In the case of K. R. Chidambaram Chettiar v. Rajambal Ammal, AIR 1955 Mad 300, it has been held:

'It is the duty of a Court in a suit for partition to determine, what are the properties of the joint family in which the parties will be entitled to a share, apart from the question as to what the respective shares of the parties to the suit in the joint family properties would be. In ascertaining the assets of the joint family, it will be necessary to go into the question of title as to whether the joint family is the owner of the properties which are claimed to be the properties of the joint family by the plaintiff. . . . Such questions are usually raised and have to be decided in the suit, as it is essential that the properties of the joint family should first be ascertained before a decree for partition could be passed.'

In the case of Smt. Annapurna Debya v. Amiya Nath Banerjee, AIR 1922 Cal 307, Mr. Justice Mookerjee has enunciated the scope of a partition suit. The learned Judge has said:

'In a suit for partition, it is incumbent upon the Court, before the preliminary decree is made, to determine whether the properties included in the suit are the joint properties, as alleged, of the parties to the litigation. A question can be raised and tried in a partition suit, though its solution interests only some of the parties to the litigation. In suits for partition questions may and do frequently arise which interest only some of the parties. A suit for partition may and does often involve the investigation of disputed questions of title and an attempt to avoid them, can only lead to needless multiplicity of litigation. . . . The limitations attending proceedings in partition are constantly weakening, and the tendency to do full and complete justice to the parties in one action, is becoming irresistible.
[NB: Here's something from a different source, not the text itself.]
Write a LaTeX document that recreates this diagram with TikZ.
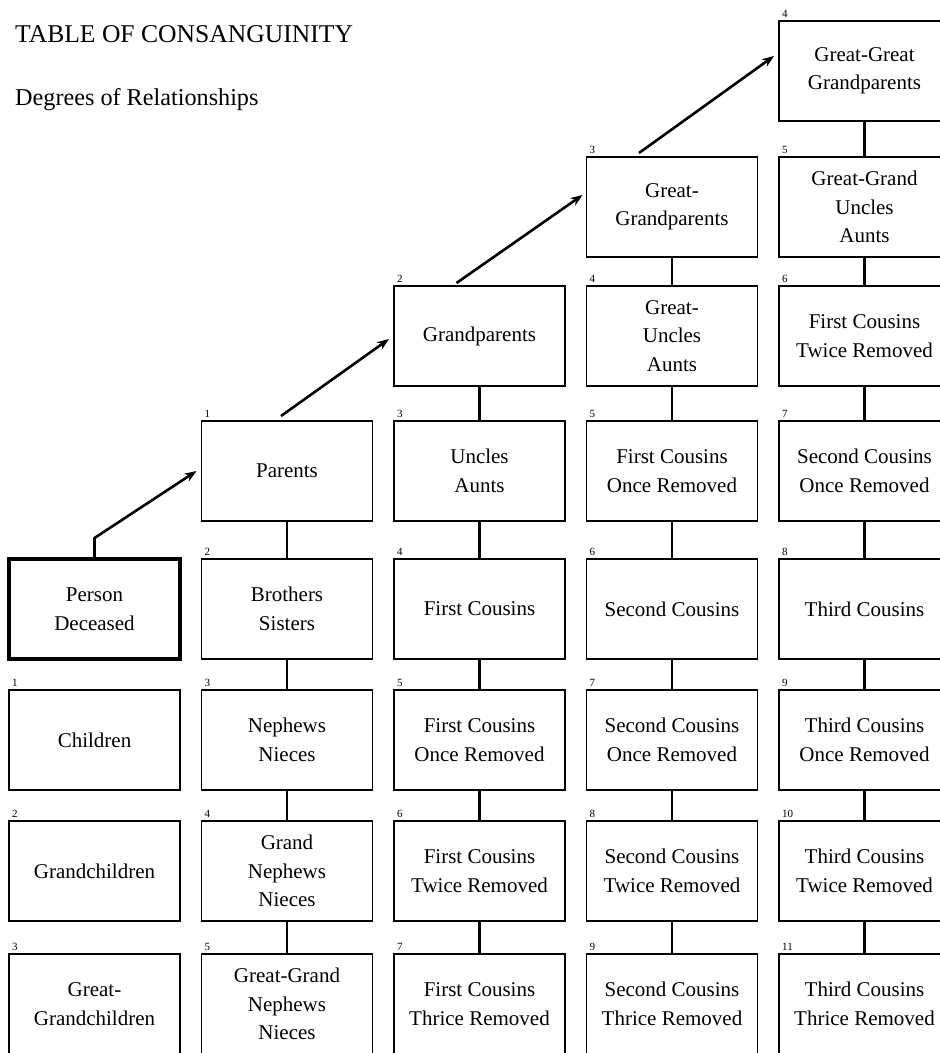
\documentclass[tikz,border=0pt]{standalone}
\usepackage{fontspec}
\setmainfont{Liberation Serif}
\usetikzlibrary{positioning, arrows.meta}

\newcommand{\kinfont}{\fontsize{21}{28.5}\selectfont}
\newcommand{\degfont}{\fontsize{11}{13}\selectfont}
\newcommand{\headfont}{\fontsize{25.6}{30}\selectfont}
\newcommand{\subheadfont}{\fontsize{24.2}{30}\selectfont}

\tikzset{
	kinbox/.style={draw, rectangle, line width=1.8pt, minimum width=171pt, minimum height=100pt,
		inner sep=0pt, outer sep=0pt, align=center, font=\kinfont},
	grade/.style={label={[anchor=south west, inner sep=3pt, font=\degfont]north west:#1}},
	link/.style={line width=2.6pt},
	climb/.style={->, line width=2.6pt}
}

\begin{document}
\begin{tikzpicture}[x=1pt, y=1pt, >={Stealth[length=12pt, width=9pt]}, on grid, node distance=133pt and 192.5pt]

	\useasboundingbox (0,0) rectangle (940,-1053);

	% --- Headings ---
	\node [anchor=base west, inner sep=0pt, font=\headfont] (Title) at (15,-42) {TABLE OF CONSANGUINITY};
	\node [anchor=base west, inner sep=0pt, font=\subheadfont] (Subtitle) at (15,-105) {Degrees of Relationships};

	% --- Begin Column 4 ---
	\node [kinbox, grade=4] (GreatGreatGrandparents) at (864.5,-71) {Great-Great\\Grandparents};
	\node [kinbox, grade=5, below=136pt of GreatGreatGrandparents] (GreatGrandUncles) {Great-Grand\\Uncles\\Aunts};
	\node [kinbox, grade=6, below=129pt of GreatGrandUncles] (FirstCousinsTwiceB) {First Cousins\\Twice Removed};
	\node [kinbox, grade=7, below=135pt of FirstCousinsTwiceB] (SecondCousinsOnceB) {Second Cousins\\Once Removed};
	\node [kinbox, grade=8, below=138pt of SecondCousinsOnceB] (ThirdCousins) {Third Cousins};
	\node [kinbox, grade=9, below=131pt of ThirdCousins] (ThirdCousinsOnce) {Third Cousins\\Once Removed};
	\node [kinbox, grade=10, below=131pt of ThirdCousinsOnce] (ThirdCousinsTwice) {Third Cousins\\Twice Removed};
	\node [kinbox, grade=11, below=of ThirdCousinsTwice] (ThirdCousinsThrice) {Third Cousins\\Thrice Removed};
	% --- End Column 4 ---

	% --- Begin Column 3 ---
	\node [kinbox, grade=3, left=of GreatGrandUncles] (GreatGrandparents) {Great-\\Grandparents};
	\node [kinbox, grade=4, below=129pt of GreatGrandparents] (GreatUncles) {Great-\\Uncles\\Aunts};
	\node [kinbox, grade=5, below=135pt of GreatUncles] (FirstCousinsOnceB) {First Cousins\\Once Removed};
	\node [kinbox, grade=6, below=138pt of FirstCousinsOnceB] (SecondCousins) {Second Cousins};
	\node [kinbox, grade=7, below=131pt of SecondCousins] (SecondCousinsOnce) {Second Cousins\\Once Removed};
	\node [kinbox, grade=8, below=131pt of SecondCousinsOnce] (SecondCousinsTwice) {Second Cousins\\Twice Removed};
	\node [kinbox, grade=9, below=of SecondCousinsTwice] (SecondCousinsThrice) {Second Cousins\\Thrice Removed};
	% --- End Column 3 ---

	% --- Begin Column 2 ---
	\node [kinbox, grade=2, left=of GreatUncles] (Grandparents) {Grandparents};
	\node [kinbox, grade=3, below=135pt of Grandparents] (UnclesAunts) {Uncles\\Aunts};
	\node [kinbox, grade=4, below=138pt of UnclesAunts] (FirstCousins) {First Cousins};
	\node [kinbox, grade=5, below=131pt of FirstCousins] (FirstCousinsOnce) {First Cousins\\Once Removed};
	\node [kinbox, grade=6, below=131pt of FirstCousinsOnce] (FirstCousinsTwice) {First Cousins\\Twice Removed};
	\node [kinbox, grade=7, below=of FirstCousinsTwice] (FirstCousinsThrice) {First Cousins\\Thrice Removed};
	% --- End Column 2 ---

	% --- Begin Column 1 ---
	\node [kinbox, grade=1, left=of UnclesAunts] (Parents) {Parents};
	\node [kinbox, grade=2, below=138pt of Parents] (BrothersSisters) {Brothers\\Sisters};
	\node [kinbox, grade=3, below=131pt of BrothersSisters] (NephewsNieces) {Nephews\\Nieces};
	\node [kinbox, grade=4, below=131pt of NephewsNieces] (GrandNephews) {Grand\\Nephews\\Nieces};
	\node [kinbox, grade=5, below=of GrandNephews] (GreatGrandNephews) {Great-Grand\\Nephews\\Nieces};
	% --- End Column 1 ---

	% --- Begin Column 0 ---
	\node [kinbox, line width=4.5pt, left=of BrothersSisters] (PersonDeceased) {Person\\Deceased};
	\node [kinbox, grade=1, below=131pt of PersonDeceased] (Children) {Children};
	\node [kinbox, grade=2, below=131pt of Children] (Grandchildren) {Grandchildren};
	\node [kinbox, grade=3, below=of Grandchildren] (GreatGrandchildren) {Great-\\Grandchildren};
	% --- End Column 0 ---

	% Connect the boxes in each column.
	\draw[link] (Parents) -- (BrothersSisters);
	\draw[link] (BrothersSisters) -- (NephewsNieces);
	\draw[link] (NephewsNieces) -- (GrandNephews);
	\draw[link] (GrandNephews) -- (GreatGrandNephews);

	\draw[link] (Grandparents) -- (UnclesAunts);
	\draw[link] (UnclesAunts) -- (FirstCousins);
	\draw[link] (FirstCousins) -- (FirstCousinsOnce);
	\draw[link] (FirstCousinsOnce) -- (FirstCousinsTwice);
	\draw[link] (FirstCousinsTwice) -- (FirstCousinsThrice);

	\draw[link] (GreatGrandparents) -- (GreatUncles);
	\draw[link] (GreatUncles) -- (FirstCousinsOnceB);
	\draw[link] (FirstCousinsOnceB) -- (SecondCousins);
	\draw[link] (SecondCousins) -- (SecondCousinsOnce);
	\draw[link] (SecondCousinsOnce) -- (SecondCousinsTwice);
	\draw[link] (SecondCousinsTwice) -- (SecondCousinsThrice);

	\draw[link] (GreatGreatGrandparents) -- (GreatGrandUncles);
	\draw[link] (GreatGrandUncles) -- (FirstCousinsTwiceB);
	\draw[link] (FirstCousinsTwiceB) -- (SecondCousinsOnceB);
	\draw[link] (SecondCousinsOnceB) -- (ThirdCousins);
	\draw[link] (ThirdCousins) -- (ThirdCousinsOnce);
	\draw[link] (ThirdCousinsOnce) -- (ThirdCousinsTwice);
	\draw[link] (ThirdCousinsTwice) -- (ThirdCousinsThrice);

	% Climb up the ancestors.
	\draw[climb] (PersonDeceased.north) -- ++(0,21) -- ([xshift=-5pt]Parents.west);
	\draw[climb] ([xshift=-6pt, yshift=5pt]Parents.north) -- ([xshift=-5pt, yshift=-3pt]Grandparents.west);
	\draw[climb] ([xshift=-23pt, yshift=3pt]Grandparents.north) -- ([xshift=-4pt, yshift=12pt]GreatGrandparents.west);
	\draw[climb] ([xshift=-33pt, yshift=4pt]GreatGrandparents.north) -- ([xshift=-5pt, yshift=15pt]GreatGreatGrandparents.west);

\end{tikzpicture}
\end{document}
All persons who have an interest in the partition are proper parties, and matters in controversy amongst persons so interested in the partition must be decided in the suit.'

It seems to me that has been held in the aforesaid case is that in a partition suit, in order to avoid multiplicity of litigation, all questions arising in the partition suit as to whether some of the properties are joint family properties and are thus partible or are separate properties of some of the coparceners and should be excluded from partition and should be allotted to that particular member of the joint family, should be decided in the suit itself, even though the Court has ample authority to direct successive trials of the issues separately affecting different defendants. In this case the claim of title of the plaintiff to 'Ga' schedule is on the footing that it is the self-acquired property of her husband and involves a dispute between her and all the defendants so far as it relates to joint family character of that item of property and involves a dispute between herself and defendant No. 3 as to whether her exclusive title to it is to be declared. All disputes arising in this suit for partition as indicated above can be adjudicated upon and the plaintiff is entitled to claim partition of the 'Kha' schedule properties and declaration of her exclusive title to the 'Ga' schedule properties. The case in AIR 1949 Mad 410 relied upon by the learned counsel for the appellant has been disapproved in the Madras case quoted above (AIR 1955 Mad 300).

For the aforesaid reasons I am satisfied that the present suit does not suffer from any infirmity of multifariousness. This point accordingly fails.

11. In the result, therefore, there is no merit in this appeal which is dismissedwith costs.